* Instructions to follow *
Print, word for word, every line from the beginning of the listing up to and including the line with "140, 150, 160];". Pictures are to be excluded.

--- Start of Dataset excerpt ---

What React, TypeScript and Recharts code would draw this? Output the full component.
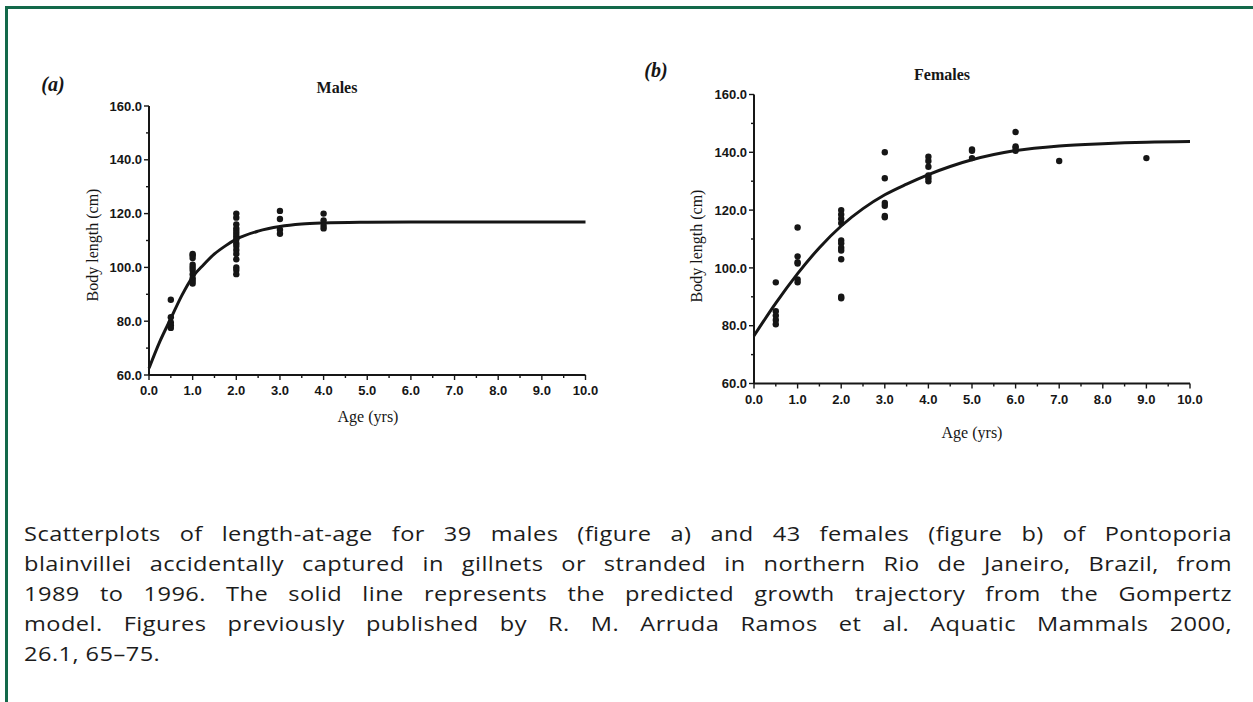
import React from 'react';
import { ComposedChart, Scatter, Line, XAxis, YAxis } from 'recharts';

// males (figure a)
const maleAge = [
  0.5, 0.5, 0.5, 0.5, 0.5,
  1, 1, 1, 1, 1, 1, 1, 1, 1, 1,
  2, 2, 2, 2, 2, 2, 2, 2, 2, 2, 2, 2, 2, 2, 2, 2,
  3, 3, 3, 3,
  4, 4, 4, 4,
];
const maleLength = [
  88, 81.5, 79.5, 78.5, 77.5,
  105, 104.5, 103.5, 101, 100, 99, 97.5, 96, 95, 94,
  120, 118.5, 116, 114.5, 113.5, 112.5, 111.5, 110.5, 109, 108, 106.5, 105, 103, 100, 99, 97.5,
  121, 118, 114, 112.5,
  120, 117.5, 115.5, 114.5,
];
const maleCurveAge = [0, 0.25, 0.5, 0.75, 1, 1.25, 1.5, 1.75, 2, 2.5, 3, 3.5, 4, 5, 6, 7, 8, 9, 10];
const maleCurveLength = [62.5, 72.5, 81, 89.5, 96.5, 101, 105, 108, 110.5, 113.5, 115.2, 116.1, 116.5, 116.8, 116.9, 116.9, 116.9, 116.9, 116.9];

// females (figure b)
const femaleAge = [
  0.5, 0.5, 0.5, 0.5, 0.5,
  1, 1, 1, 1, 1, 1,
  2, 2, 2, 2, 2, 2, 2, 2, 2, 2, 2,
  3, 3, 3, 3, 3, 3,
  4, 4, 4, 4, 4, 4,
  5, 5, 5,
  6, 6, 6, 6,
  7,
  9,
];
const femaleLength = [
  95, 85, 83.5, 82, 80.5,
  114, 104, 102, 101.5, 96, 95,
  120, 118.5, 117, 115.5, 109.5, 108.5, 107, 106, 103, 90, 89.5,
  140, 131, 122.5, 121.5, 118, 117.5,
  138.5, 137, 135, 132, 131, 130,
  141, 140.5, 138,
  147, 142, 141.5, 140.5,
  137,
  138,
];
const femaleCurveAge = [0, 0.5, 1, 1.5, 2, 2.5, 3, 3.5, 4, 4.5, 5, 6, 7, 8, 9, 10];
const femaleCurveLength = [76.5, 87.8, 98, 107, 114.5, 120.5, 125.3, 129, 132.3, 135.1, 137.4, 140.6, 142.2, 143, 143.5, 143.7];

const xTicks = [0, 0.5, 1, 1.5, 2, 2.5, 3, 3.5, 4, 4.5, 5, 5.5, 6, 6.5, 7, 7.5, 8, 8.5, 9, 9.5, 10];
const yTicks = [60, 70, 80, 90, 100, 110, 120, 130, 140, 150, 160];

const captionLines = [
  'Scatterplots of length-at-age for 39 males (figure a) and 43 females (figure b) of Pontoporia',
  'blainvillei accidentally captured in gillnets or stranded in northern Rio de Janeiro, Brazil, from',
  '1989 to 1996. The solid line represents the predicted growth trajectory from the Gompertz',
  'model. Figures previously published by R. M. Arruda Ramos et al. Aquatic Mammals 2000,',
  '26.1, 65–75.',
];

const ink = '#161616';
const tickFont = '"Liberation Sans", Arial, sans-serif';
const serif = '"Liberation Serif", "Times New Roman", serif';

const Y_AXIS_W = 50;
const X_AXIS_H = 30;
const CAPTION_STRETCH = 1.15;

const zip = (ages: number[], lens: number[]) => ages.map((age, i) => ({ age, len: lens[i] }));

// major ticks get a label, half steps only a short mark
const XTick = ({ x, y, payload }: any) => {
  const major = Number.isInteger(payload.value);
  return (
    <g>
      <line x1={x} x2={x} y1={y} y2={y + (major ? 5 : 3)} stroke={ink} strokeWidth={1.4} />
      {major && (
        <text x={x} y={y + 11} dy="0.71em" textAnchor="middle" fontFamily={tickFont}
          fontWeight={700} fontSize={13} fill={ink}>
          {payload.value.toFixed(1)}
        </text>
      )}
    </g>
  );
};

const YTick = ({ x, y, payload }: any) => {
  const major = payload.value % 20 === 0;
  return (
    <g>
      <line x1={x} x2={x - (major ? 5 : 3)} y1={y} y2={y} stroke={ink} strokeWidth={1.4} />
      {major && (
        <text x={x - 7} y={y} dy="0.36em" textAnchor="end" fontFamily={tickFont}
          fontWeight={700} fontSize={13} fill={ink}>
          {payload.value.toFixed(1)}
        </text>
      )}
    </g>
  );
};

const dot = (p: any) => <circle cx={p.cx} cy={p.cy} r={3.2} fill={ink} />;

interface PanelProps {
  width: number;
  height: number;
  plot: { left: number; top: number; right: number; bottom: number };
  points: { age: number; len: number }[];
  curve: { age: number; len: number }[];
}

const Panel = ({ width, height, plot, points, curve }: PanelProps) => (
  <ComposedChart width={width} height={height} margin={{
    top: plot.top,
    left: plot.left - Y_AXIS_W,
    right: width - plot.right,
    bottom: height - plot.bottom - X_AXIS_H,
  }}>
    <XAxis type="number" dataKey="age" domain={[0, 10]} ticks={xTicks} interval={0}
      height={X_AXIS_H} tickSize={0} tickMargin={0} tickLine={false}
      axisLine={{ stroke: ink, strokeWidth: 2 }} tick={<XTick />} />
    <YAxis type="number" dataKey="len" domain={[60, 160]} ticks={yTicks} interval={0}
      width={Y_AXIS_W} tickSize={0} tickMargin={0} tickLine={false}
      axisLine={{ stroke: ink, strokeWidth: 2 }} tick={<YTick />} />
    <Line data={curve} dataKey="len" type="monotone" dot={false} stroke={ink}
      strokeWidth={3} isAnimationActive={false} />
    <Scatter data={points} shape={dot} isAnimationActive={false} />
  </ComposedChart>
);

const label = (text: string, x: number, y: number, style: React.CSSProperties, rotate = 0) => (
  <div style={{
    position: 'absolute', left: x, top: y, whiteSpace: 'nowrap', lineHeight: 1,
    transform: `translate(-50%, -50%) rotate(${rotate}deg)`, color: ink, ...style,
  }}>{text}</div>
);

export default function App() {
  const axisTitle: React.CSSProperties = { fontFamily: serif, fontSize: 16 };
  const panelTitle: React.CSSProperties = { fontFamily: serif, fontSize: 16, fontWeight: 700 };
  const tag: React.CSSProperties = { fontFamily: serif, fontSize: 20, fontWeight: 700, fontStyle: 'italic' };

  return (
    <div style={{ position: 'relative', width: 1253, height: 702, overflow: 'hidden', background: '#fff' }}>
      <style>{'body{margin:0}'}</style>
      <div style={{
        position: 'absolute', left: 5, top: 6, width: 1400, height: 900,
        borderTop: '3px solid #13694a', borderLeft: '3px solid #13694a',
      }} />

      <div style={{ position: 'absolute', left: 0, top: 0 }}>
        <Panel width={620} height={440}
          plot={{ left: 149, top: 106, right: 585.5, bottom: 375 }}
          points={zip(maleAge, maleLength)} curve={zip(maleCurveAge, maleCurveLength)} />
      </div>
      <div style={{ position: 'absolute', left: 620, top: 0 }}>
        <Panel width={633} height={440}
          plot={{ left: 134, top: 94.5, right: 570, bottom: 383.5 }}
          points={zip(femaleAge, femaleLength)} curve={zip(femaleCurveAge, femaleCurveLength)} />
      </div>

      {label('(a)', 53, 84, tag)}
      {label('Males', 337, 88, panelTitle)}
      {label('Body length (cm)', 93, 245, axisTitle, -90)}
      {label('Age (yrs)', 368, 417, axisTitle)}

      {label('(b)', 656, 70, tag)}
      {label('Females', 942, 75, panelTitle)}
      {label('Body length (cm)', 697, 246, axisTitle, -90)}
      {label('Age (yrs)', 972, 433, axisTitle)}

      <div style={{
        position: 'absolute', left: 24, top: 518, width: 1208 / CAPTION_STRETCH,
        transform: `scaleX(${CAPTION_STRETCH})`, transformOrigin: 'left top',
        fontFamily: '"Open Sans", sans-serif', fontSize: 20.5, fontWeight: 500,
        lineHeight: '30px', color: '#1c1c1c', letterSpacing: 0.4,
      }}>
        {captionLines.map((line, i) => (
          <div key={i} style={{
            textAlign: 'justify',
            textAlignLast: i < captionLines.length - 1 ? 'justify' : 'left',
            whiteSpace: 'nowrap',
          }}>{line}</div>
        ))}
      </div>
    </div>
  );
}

--- End of Dataset excerpt ---

* Reply to the task *
What React, TypeScript and Recharts code would draw this? Output the full component.
import React from 'react';
import { ComposedChart, Scatter, Line, XAxis, YAxis } from 'recharts';

// males (figure a)
const maleAge = [
  0.5, 0.5, 0.5, 0.5, 0.5,
  1, 1, 1, 1, 1, 1, 1, 1, 1, 1,
  2, 2, 2, 2, 2, 2, 2, 2, 2, 2, 2, 2, 2, 2, 2, 2,
  3, 3, 3, 3,
  4, 4, 4, 4,
];
const maleLength = [
  88, 81.5, 79.5, 78.5, 77.5,
  105, 104.5, 103.5, 101, 100, 99, 97.5, 96, 95, 94,
  120, 118.5, 116, 114.5, 113.5, 112.5, 111.5, 110.5, 109, 108, 106.5, 105, 103, 100, 99, 97.5,
  121, 118, 114, 112.5,
  120, 117.5, 115.5, 114.5,
];
const maleCurveAge = [0, 0.25, 0.5, 0.75, 1, 1.25, 1.5, 1.75, 2, 2.5, 3, 3.5, 4, 5, 6, 7, 8, 9, 10];
const maleCurveLength = [62.5, 72.5, 81, 89.5, 96.5, 101, 105, 108, 110.5, 113.5, 115.2, 116.1, 116.5, 116.8, 116.9, 116.9, 116.9, 116.9, 116.9];

// females (figure b)
const femaleAge = [
  0.5, 0.5, 0.5, 0.5, 0.5,
  1, 1, 1, 1, 1, 1,
  2, 2, 2, 2, 2, 2, 2, 2, 2, 2, 2,
  3, 3, 3, 3, 3, 3,
  4, 4, 4, 4, 4, 4,
  5, 5, 5,
  6, 6, 6, 6,
  7,
  9,
];
const femaleLength = [
  95, 85, 83.5, 82, 80.5,
  114, 104, 102, 101.5, 96, 95,
  120, 118.5, 117, 115.5, 109.5, 108.5, 107, 106, 103, 90, 89.5,
  140, 131, 122.5, 121.5, 118, 117.5,
  138.5, 137, 135, 132, 131, 130,
  141, 140.5, 138,
  147, 142, 141.5, 140.5,
  137,
  138,
];
const femaleCurveAge = [0, 0.5, 1, 1.5, 2, 2.5, 3, 3.5, 4, 4.5, 5, 6, 7, 8, 9, 10];
const femaleCurveLength = [76.5, 87.8, 98, 107, 114.5, 120.5, 125.3, 129, 132.3, 135.1, 137.4, 140.6, 142.2, 143, 143.5, 143.7];

const xTicks = [0, 0.5, 1, 1.5, 2, 2.5, 3, 3.5, 4, 4.5, 5, 5.5, 6, 6.5, 7, 7.5, 8, 8.5, 9, 9.5, 10];
const yTicks = [60, 70, 80, 90, 100, 110, 120, 130, 140, 150, 160];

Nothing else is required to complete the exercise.